On online auction sites:

  • CPSC now requests some recalling entities to monitor online auction sites as part of corrective action plans. The statute provides that the Commission can require a recalling company to cease distribution and provide notice to the distribution chain and anyone to which the product has been “sold” that they should “cease immediately distribution of the product.” It does not appear that language, written before Internet distribution of products became a marketplace reality, creates an ongoing responsibility to identify sellers in the secondhand auction market years later and notify them of a recall. Rather, the Commission has the authority to penalize those resellers up to $100,000 for each violation of the prohibition against the sale of a recalled product. While the requirement to police online auction sites may go beyond the CPSC’s statutory scheme, monitoring auction sites may mitigate overall liability for potentially defective products depending on the product and hazard. A recent Texas case held that manufacturers can be liable for the implied warranty of merchantability with respect to a used product sold in the secondhand market.

On e-discovery and litigation holds:

  • Focusing discovery from the outset of litigation to only those issues in dispute can narrow the scope of electronic discovery and help to minimize disagreements.

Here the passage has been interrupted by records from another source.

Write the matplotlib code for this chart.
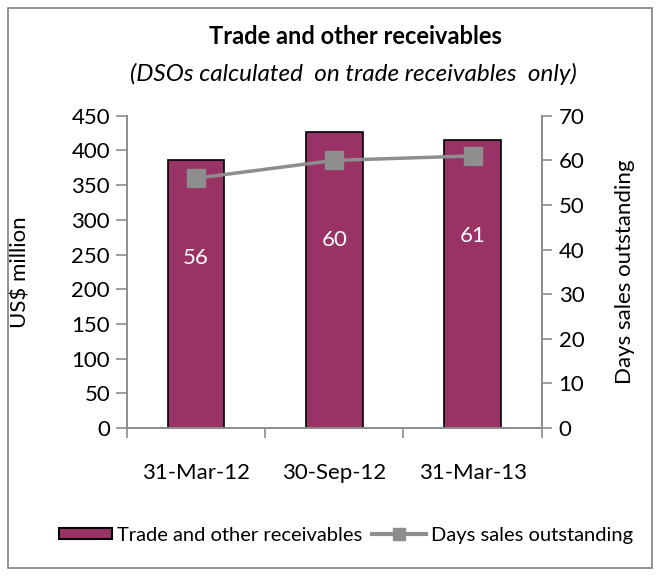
import matplotlib.pyplot as plt
from matplotlib.patches import Rectangle
from matplotlib.lines import Line2D

plt.rcParams['font.family'] = ['Lato', 'DejaVu Sans']

dates = ['31-Mar-12', '30-Sep-12', '31-Mar-13']
receivables = [386, 427, 415]
dso = [56, 60, 61]

bar_color = '#993366'
line_color = '#8e8e8e'
axis_color = '#8c8c8c'

fig = plt.figure(figsize=(6.6, 5.76), dpi=100)
fig.patches.append(Rectangle((0.012, 0.014), 0.976, 0.972, transform=fig.transFigure,
                             fill=False, edgecolor='#808080', linewidth=1.2))

ax = fig.add_axes([0.192, 0.257, 0.629, 0.542])
x = list(range(len(dates)))
ax.bar(x, receivables, width=0.41, color=bar_color, edgecolor='black', linewidth=1.2, zorder=2)
ax.set_xlim(-0.5, 2.5)
ax.set_ylim(0, 450)
ax.set_yticks(range(0, 451, 50))
# category boundaries get the tick marks, names sit between them
ax.set_xticks([-0.5, 0.5, 1.5, 2.5])
ax.set_xticklabels([])
ax.set_xticks(x, minor=True)
ax.set_xticklabels(dates, minor=True)
ax.tick_params(axis='x', which='minor', length=0, pad=25, labelsize=16)
ax.tick_params(axis='x', which='major', length=7, color=axis_color, width=1.2)
ax.tick_params(axis='y', length=8, color=axis_color, width=1.2, labelsize=16, pad=4)
ax.set_ylabel('US$ million', fontsize=16)
ax.yaxis.set_label_coords(-0.232, 0.5)
ax.spines['top'].set_visible(False)
for s in ['left', 'bottom', 'right']:
    ax.spines[s].set_color(axis_color)
    ax.spines[s].set_linewidth(1.2)

ax2 = ax.twinx()
ax2.plot(x, dso, color=line_color, linewidth=2.5, marker='s', markersize=13, zorder=3)
ax2.set_ylim(0, 70)
ax2.set_yticks(range(0, 71, 10))
ax2.tick_params(axis='y', length=7, color=axis_color, width=1.2, labelsize=16, pad=5)
ax2.set_ylabel('Days sales outstanding', fontsize=16)
ax2.yaxis.set_label_coords(1.176, 0.5)
ax2.spines['top'].set_visible(False)
for s in ['left', 'bottom', 'right']:
    ax2.spines[s].set_color(axis_color)
    ax2.spines[s].set_linewidth(1.2)

for xi, v in zip(x, dso):
    ax2.annotate('%d' % v, (xi, v), xytext=(0, -80), textcoords='offset pixels',
                 ha='center', va='center', color='white', fontsize=16)

fig.text(0.538, 0.937, 'Trade and other receivables', ha='center', va='center',
         fontsize=17, fontweight='bold')
fig.text(0.535, 0.871, '(DSOs calculated  on trade receivables  only)', ha='center',
         va='center', fontsize=17.5, style='italic')

handles = [Rectangle((0, 0), 1, 1, facecolor=bar_color, edgecolor='black', linewidth=1.5),
           Line2D([], [], color=line_color, linewidth=3, marker='s', markersize=8)]
fig.legend(handles, ['Trade and other receivables', 'Days sales outstanding'],
           loc='center', bbox_to_anchor=(0.524, 0.071), ncol=2, frameon=False,
           fontsize=14.5, handlelength=2.65, handleheight=0.5, handletextpad=0.25,
           columnspacing=0.5)

fig.savefig('out.png', dpi=100)
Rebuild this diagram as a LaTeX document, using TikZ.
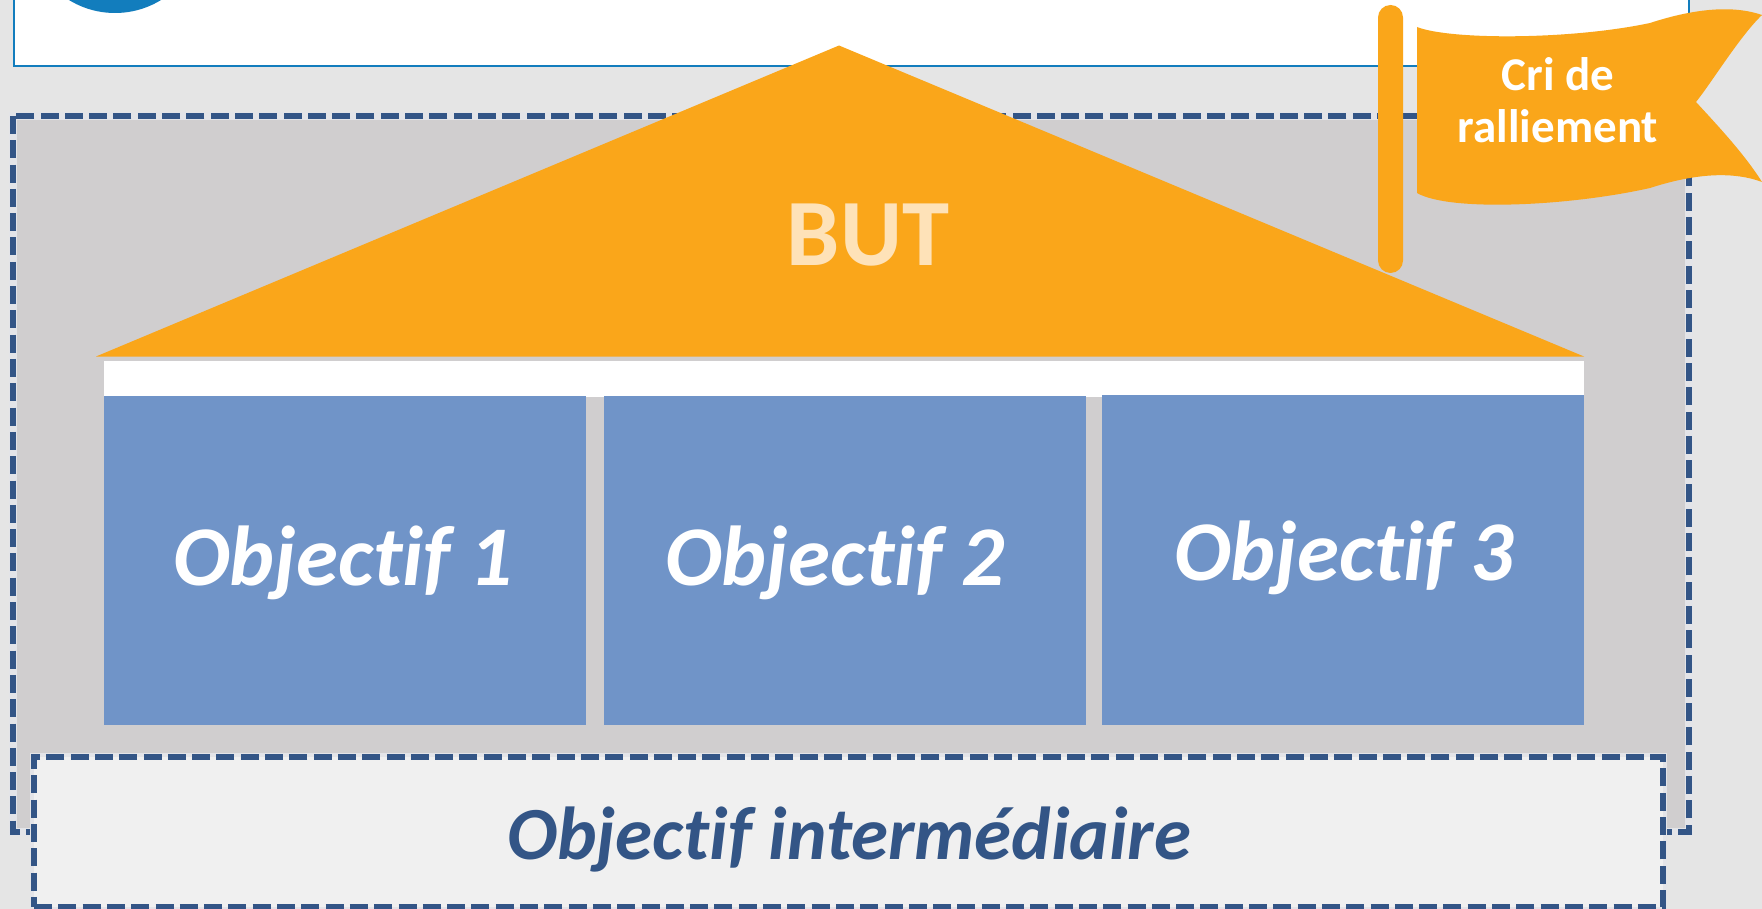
\documentclass[tikz,border=0pt]{standalone}
\usepackage{fontspec}
\setmainfont[RawFeature={-liga;-dlig;-clig}]{Carlito}
\usetikzlibrary{positioning}
\definecolor{bgpaper}{HTML}{E5E5E5}
\definecolor{headblue}{HTML}{127DBD}
\definecolor{dashblue}{HTML}{335586}
\definecolor{dashhalo}{HTML}{E3E4E8}
\definecolor{zonegray}{HTML}{D0CECF}
\definecolor{roofamber}{HTML}{FAA61A}
\definecolor{boxblue}{HTML}{7094C8}
\definecolor{butcream}{HTML}{FEE2B8}
\definecolor{stepgray}{HTML}{F0F0F0}
\tikzset{
  zone/.style={preaction={draw=dashhalo, line width=7.5pt, solid}, draw=dashblue, line width=6.5pt,
    dash pattern=on 18pt off 6.3pt},
  objbox/.style={fill=boxblue, minimum width=482pt, minimum height=329pt, inner sep=0pt},
  objtext/.style={text=white, inner sep=0pt, font=\fontsize{85}{90}\selectfont\bfseries\itshape},
  amber/.style={fill=roofamber},
}
\begin{document}
\begin{tikzpicture}[x=1pt, y=-1pt]
  \useasboundingbox (0,0) rectangle (1762,909);
  \fill[bgpaper] (0,0) rectangle (1762,909);

  % header
  \begin{scope}
    \clip (0,0) rectangle (1762,909);
    \draw[headblue, line width=2.5pt, fill=white] (14,-10) rectangle (1689,66);
    \fill[headblue] (115,-75) circle (88);
  \end{scope}

  \fill[zonegray] (13,116) rectangle (1689,832);
  \draw[zone] (13,116) rectangle (1689,832);

  % roof
  \node[inner sep=0pt, fill=white, minimum width=1480pt, minimum height=36pt, anchor=north west] (band) at (104,360.5) {};
  \node[objbox, anchor=north west] (obj1) at (104,396) {};
  \node[objbox, right=17pt of obj1] (obj2) {};
  \node[objbox, minimum height=330pt, anchor=north east] (obj3) at (1584,395) {};
  \node[objtext, anchor=base] (txt1) at (343,585) {Objectif 1};
  \node[objtext, anchor=base] (txt2) at (835,585) {Objectif 2};
  \node[objtext, anchor=base] (txt3) at (1344,580) {Objectif 3};

  \fill[amber] (96,356.5) -- (839,45.5) -- (1584,356.5) -- cycle;
  \node[text=butcream, inner sep=0pt, anchor=base, font=\fontsize{95}{95}\selectfont\bfseries] (but) at (868,266) {BUT};

  % flag
  \fill[amber, rounded corners=12.5pt] (1378,5) rectangle (1403,273);
  \fill[amber] (1417,27) .. controls (1450,40) and (1570,40) .. (1650,23)
    .. controls (1690,10) and (1730,4) .. (1762,15)
    .. controls (1740,36) and (1712,82) .. (1696,102)
    .. controls (1720,128) and (1745,155) .. (1762,182)
    .. controls (1730,170) and (1690,175) .. (1650,188)
    .. controls (1570,206) and (1450,212) .. (1417,193) -- cycle;
  \node[text=white, align=center, font=\fontsize{47}{52}\selectfont\bfseries] (cri) at (1558,100) {Cri de\\ralliement};

  % intermediate step
  \node[zone, fill=stepgray, minimum width=1629pt, minimum height=150pt, inner sep=0pt, outer sep=0pt, anchor=north west] (step1) at (34,757) {};
  \node[text=dashblue, inner sep=0pt, font=\fontsize{75}{90}\selectfont\bfseries\itshape] (txt4) at (849,840) {Objectif intermédiaire};
\end{tikzpicture}
\end{document}
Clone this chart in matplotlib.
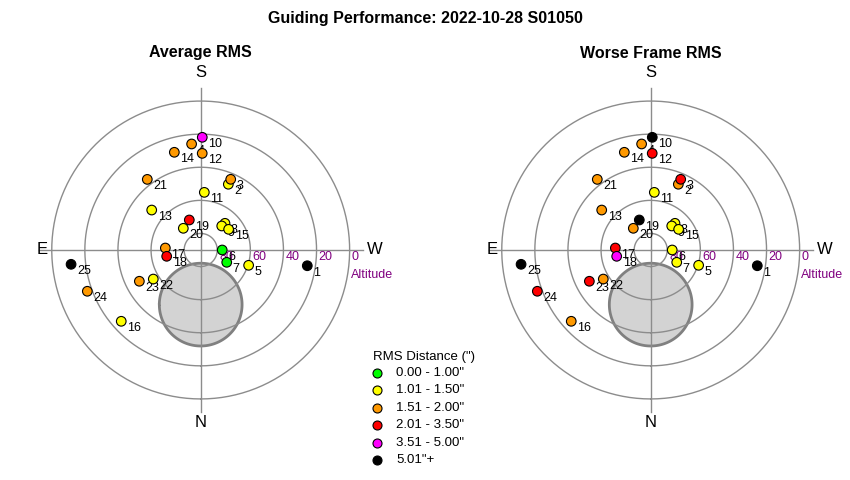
import numpy as np
import matplotlib
matplotlib.use("Agg")
import matplotlib.pyplot as plt

plt.rcParams['font.family'] = ['Liberation Sans', 'DejaVu Sans']

# ==================================================
# DATOS (azimut / altitud de cada campo)
# ==================================================
labels = ["1", "2", "3", "4", "5", "6", "7", "8", "9", "10", "11", "12", "13",
          "14", "15", "16", "17", "18", "19", "20", "21", "22", "23", "24", "25"]
az  = [278.4, 202.8, 203.0, 175.1, 287.7, 270.0, 295.3, 222.3, 221.2, 180.8,
       183.6, 180.9, 129.2, 164.9, 233.5, 48.1, 93.2, 79.5, 159.2, 141.3,
       142.9, 58.5, 63.0, 70.0, 83.7]
alt = [24.9, 46.9, 43.6, 25.7, 59.6, 77.0, 72.6, 68.2, 70.7, 21.9,
       55.1, 31.6, 51.8, 28.85, 69.0, 25.5, 68.6, 69.1, 70.6, 73.2,
       36.5, 56.4, 48.4, 17.1, 11.2]
# clase de RMS (0..5) para cada campo
avg_class   = [5, 1, 2, 2, 1, 0, 0, 1, 1, 4, 1, 2, 1, 2, 1, 1, 2, 3, 3, 1, 2, 1, 2, 2, 5]
worse_class = [5, 2, 3, 2, 1, 1, 1, 1, 1, 5, 1, 3, 2, 2, 1, 2, 3, 4, 5, 2, 2, 2, 3, 3, 5]

class_labels = ['0.00 - 1.00"', '1.01 - 1.50"', '1.51 - 2.00"',
                '2.01 - 3.50"', '3.51 - 5.00"', '5.01"+']
class_colors = ["#00ff00", "#ffff00", "#ff9900", "#ff0000", "#ff00ff", "#000000"]

ring_alts = [80, 60, 40, 20, 0]
moon_az, moon_alt, moon_radius = 0.0, 57.0, 25.0

# ==================================================
# FIGURA
# ==================================================
W, H = 850, 480
fig = plt.figure(figsize=(W / 100, H / 100), dpi=100)
fig.text(425 / W, 1 - 18 / H, "Guiding Performance: 2022-10-28 S01050",
         ha="center", va="center", fontsize=11.5, fontweight="bold")

R_PX = 165.5   # pixels para r = 100


def polar_panel(cx, cy, title, classes):
    ax = fig.add_axes([(cx - R_PX) / W, (H - cy - R_PX) / H, 2 * R_PX / W, 2 * R_PX / H],
                      projection="polar")
    ax.set_theta_zero_location("S")
    ax.set_theta_direction(-1)
    ax.set_rlim(0, 100)
    ax.axis("off")

    fig.text(cx / W, 1 - 53 / H, title, ha="center", va="center",
             fontsize=11.5, fontweight="bold")

    # zona lunar
    t = np.linspace(0, 2 * np.pi, 200)
    X = moon_radius * np.cos(t)
    Y = (90 - moon_alt) + moon_radius * np.sin(t)
    ax.fill(np.arctan2(X, Y), np.hypot(X, Y), facecolor="#d3d3d3",
            edgecolor="#808080", linewidth=2, zorder=1)

    # anillos de altitud
    th = np.linspace(0, 2 * np.pi, 400)
    for a in ring_alts:
        ax.plot(th, np.full_like(th, 90 - a), color="#8c8c8c", lw=1, zorder=2)
        ax.annotate(str(a), (np.deg2rad(270), 90 - a), xytext=(2, -7),
                    textcoords="offset pixels", ha="left", va="center",
                    fontsize=9, color="#800080", zorder=3)
    ax.annotate("Altitude", (np.deg2rad(270), 90), xytext=(1, -25),
                textcoords="offset pixels", ha="left", va="center",
                fontsize=9, color="#800080")

    # ejes cardinales
    for d in [0, 90, 180, 270]:
        ax.plot([np.deg2rad(d), np.deg2rad(d)], [0, 98], color="#8c8c8c", lw=1, zorder=2)
    for name, d, r in [("S", 180, 107), ("N", 0, 104.5), ("E", 90, 96), ("W", 270, 105)]:
        ax.text(np.deg2rad(d), r, name, ha="center", va="center", fontsize=12)

    # campos
    th_pts = np.deg2rad(az)
    r_pts = 90 - np.array(alt)
    cols = [class_colors[c] for c in classes]
    ax.scatter(th_pts, r_pts, s=48, c=cols, edgecolors="black", linewidths=0.8, zorder=5)
    for lab, tp, rp in zip(labels, th_pts, r_pts):
        ax.annotate(lab, (tp, rp), xytext=(6, -7), textcoords="offset pixels",
                    ha="left", va="center", fontsize=9, color="black", zorder=4)
    return ax


polar_panel(200.7, 250, "Average RMS", avg_class)
polar_panel(650.7, 250, "Worse Frame RMS", worse_class)

# ==================================================
# LEYENDA
# ==================================================
lax = fig.add_axes([0, 0, 1, 1])
lax.set_xlim(0, W)
lax.set_ylim(H, 0)
lax.axis("off")
lax.text(424, 357, 'RMS Distance (")', ha="center", va="center", fontsize=9.5)
for i, (lab, col) in enumerate(zip(class_labels, class_colors)):
    y = 373 + 17.4 * i
    lax.scatter([377], [y], s=42, c=col, edgecolors="black", linewidths=0.8)
    lax.text(396, y, lab, ha="left", va="center", fontsize=9.5)

fig.savefig("out.png", dpi=100)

The CPSC’s procedures in administrative cases are designed to narrow the factual issues for discovery from the start. Clients play a critical role in ensuring cooperation between counsel in electronic discovery disputes. Particular attention should be paid to the scope of litigation holds given recent decisions in In re: Actos (Pioglitazone) Products Liability Litigation (MDL No. 6:11-md-2299, W.D.La., Jan. 27, 2014) and In re: Ethicon, Inc. Pelvic Repair Systems Product Liability Litigation (MDL No. 2:12-md-2327, S.D.WV, Feb. 4, 2014).